Security concepts shouldn’t be ‘a patch implemented after the fact’


10 Jun 2022

Jose Costa. Image: Tugboat Logic by One Trust

Jose Costa of Tugboat Logic by OneTrust warns that having security as an afterthought is like sending cars onto a new bridge to test its integrity.

Jose Costa is the CISO at Tugboat Logic, a technology platform that was acquired by One Trust in 2021. Costa took up the role in 2019, having worked at PwC Canada for more than a decade.

He told SiliconRepublic.com that the role can be both exciting and stressful at times due to ever-shifting priorities as a company grows.

“CISOs are responsible for enabling the business to continue expanding and adopting technology as fast as possible without incurring too much risk,” he said.

“It’s never about blocking initiatives or tech strategies, but about informing the rest of the management team about potential risks and working with them to develop pragmatic mitigation strategies that are not too costly or slow to implement.”

‘How will you maintain your trust in the market if you do business with shady customers?’
– JOSE COSTA

What are some of the biggest challenges you’re facing in the current IT landscape?

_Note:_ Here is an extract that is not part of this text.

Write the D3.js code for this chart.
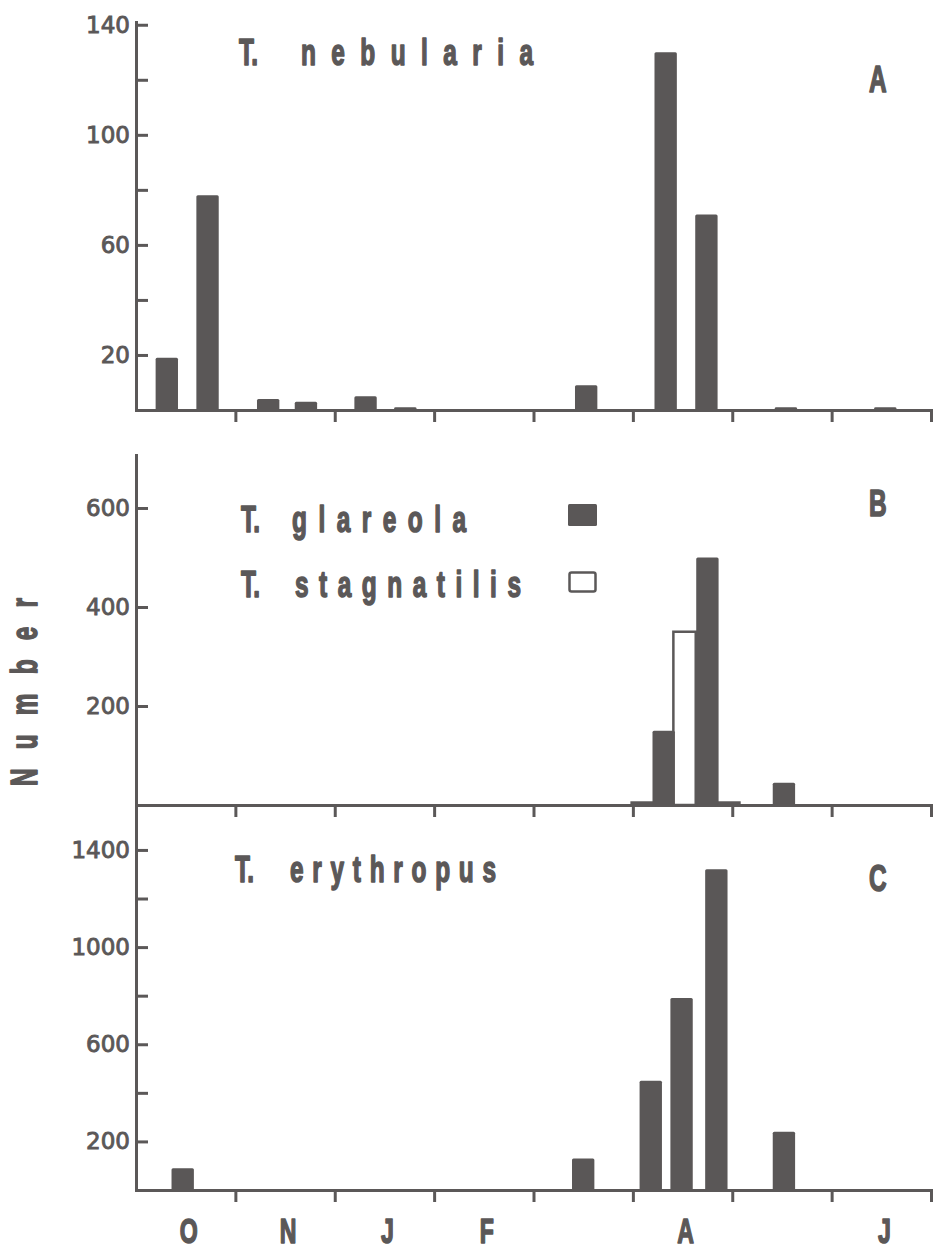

From finding the right talent and ensuring that you retain it to new security risks, cybercrime, incident response and changing regulatory requirements, there’s no shortage of challenges in the current IT landscape.

If I had to pick one, I would say it is around managing security in your supply chain. That of course requires establishing a robust vendor risk management process.

Still, it’s also about managing those vendors through their lifecycle and empowering the rest of the team to actively mitigate security risks by giving them the right tools and support. Half the battle is ensuring employees in your organisation understand that security is everyone’s responsibility and everyone is accountable.

How are you addressing digital transformation?

Our organisation is disrupting the governance, risk management and compliance (GRC), environmental, social and governance (ESG), privacy and security compliance markets and I would say that we’re driving a significant domain transformation.

We’re disrupting the market of legacy GRC products that typically focus only on big enterprises and are expensive, clunky and extremely difficult to implement. Those legacy products are not meeting the needs of most organisations that require a solution to efficiently manage their compliance programmes and establish trust with their customers, vendors and stakeholders. We’re filling that gap with automation, ease of use, guidance and technology to make it accessible.

Internally, we are transforming some of our processes to continue growing sustainably without losing our agility and to dominate the new market category we are defining. We are achieving this by enabling our employees with digital skills and implementing technology that they can use to make data-driven decisions very quickly.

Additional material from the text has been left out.